Interest will accrue on the outstanding balance of the line of credit at a variable rate equal to (a) the Term SOFR Daily Floating Rate (as defined in the Credit Agreement) plus a margin between 1.00% and 1.75% per annum. In each case, the applicable margin is determined by the Company's Total Funded Debt to Adjusted EBITDA, as defined in the Credit Agreement. At March 31, 2025 the effective interest rate was approximately 5.7%. The Senior Credit Facility will mature on February 28, 2028.
The Credit Agreement and other loan documents contain customary representations and warranties, affirmative, and negative covenants, including without limitation, those covenants governing indebtedness, liens, fundamental changes, restricting certain payments including dividends unless certain conditions are met, transactions with affiliates, investments, engaging in business other than the current business of the Company and all of its subsidiaries and business reasonably related thereto, and sale/leaseback transactions. The Credit Agreement and other loan documents also contain customary events of default including, without limitation, payment default, material breaches of representations and warranties, breach of covenants, cross-default on material indebtedness, certain bankruptcies, certain ERISA violations, material judgments, change in control, termination or invalidity of any guaranty or security documents, and defaults under other loan documents.
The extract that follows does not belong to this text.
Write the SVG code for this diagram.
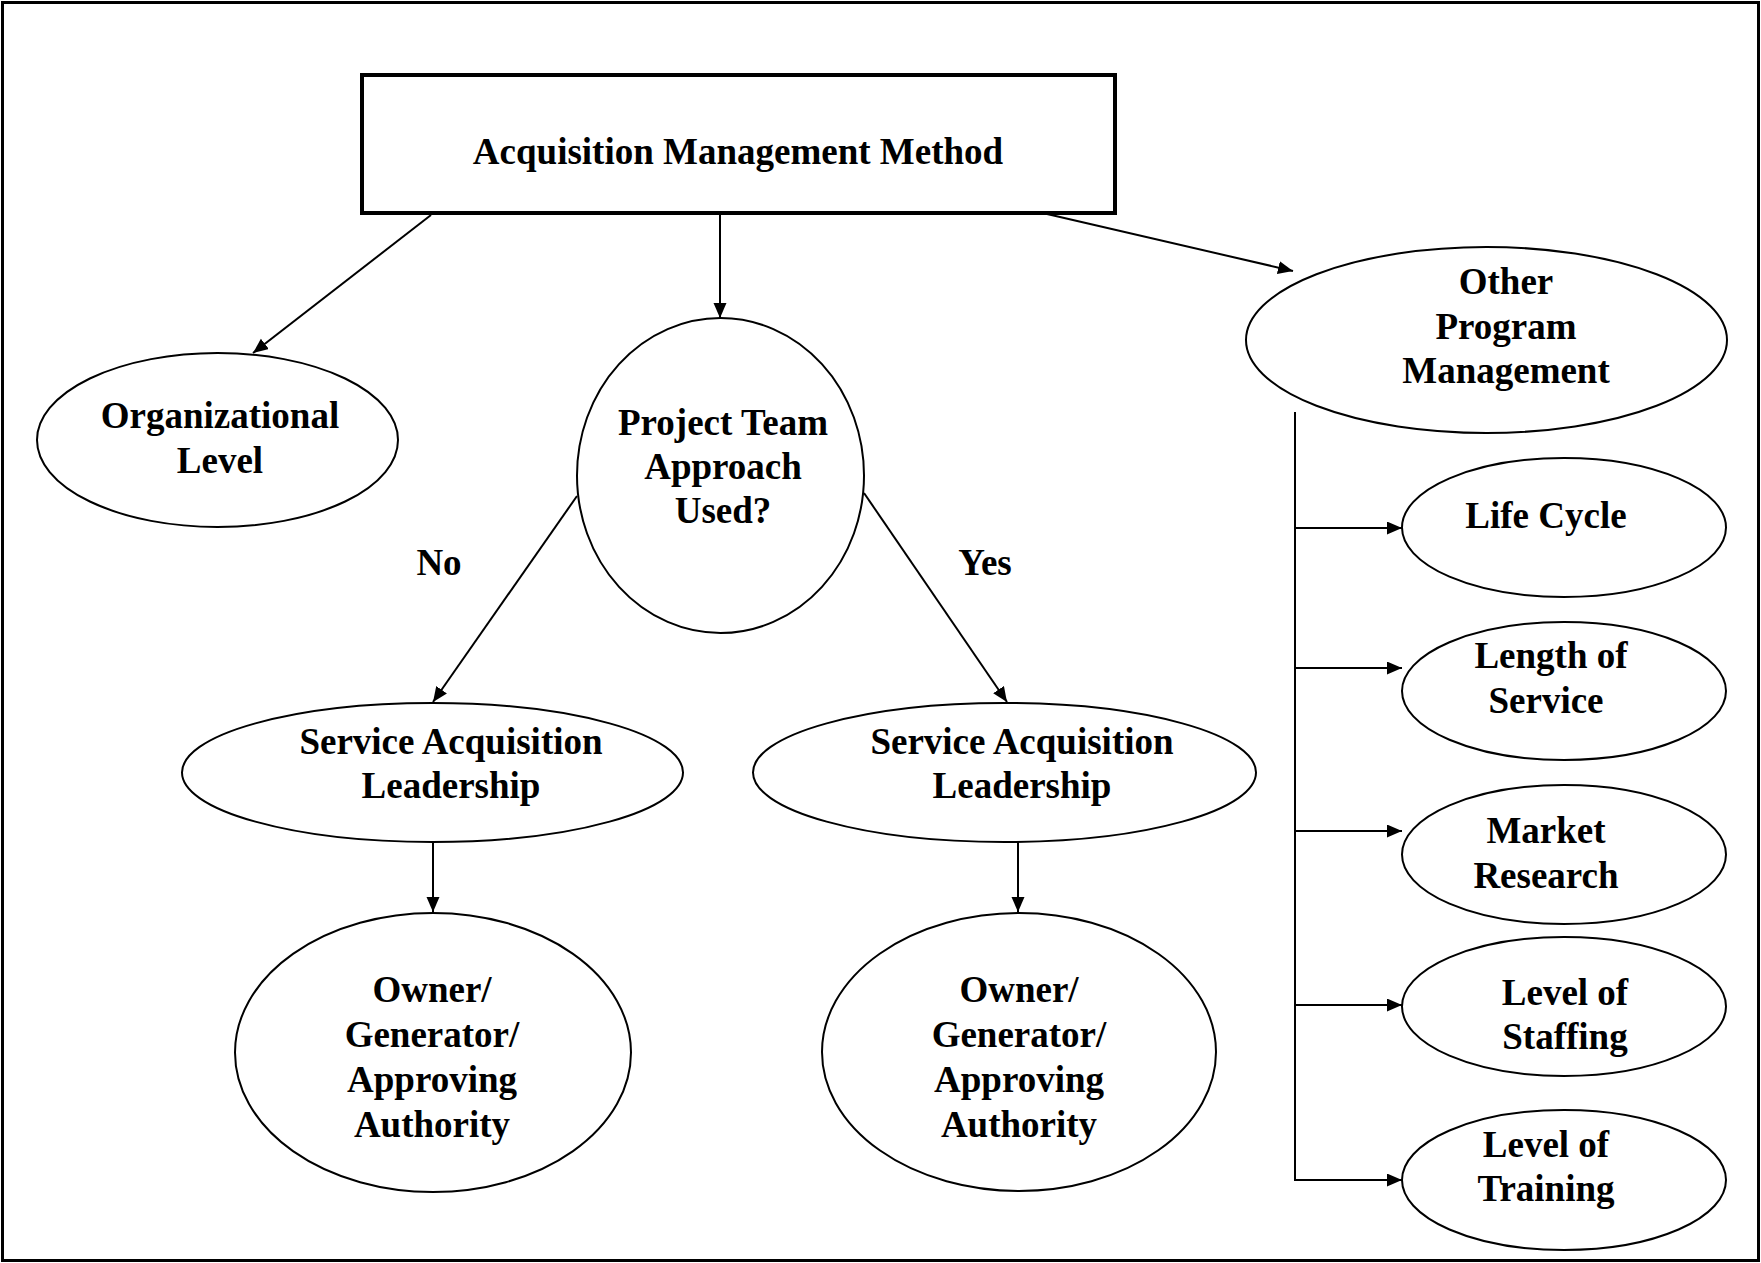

The obligations under the Credit Agreement and other loan documents are secured by substantially all of the assets of the Company and all of its subsidiaries as collateral including, without limitation, their accounts and notes receivable, intellectual property and the real estate owned by HQ Real Property Corporation.
At March 31, 2025, approximately $9.2 million of availability under the Senior Credit Facility was utilized by outstanding letters of credit that secure our obligations to our workers’ compensation insurance carrier, and $500 thousand was utilized by a letter of credit that secures our pay-card funding account. For additional information related to the letter of credit securing our workers’ compensation obligations see Note 5 - Workers’ Compensation Insurance and Reserves.
Term Loan In connection with the Northbound acquisition, we entered into an amortizing term loan from the seller for $1.5 million that matured on March 1, 2025 that bore interest at 4.0%. This note has been satisfied in full.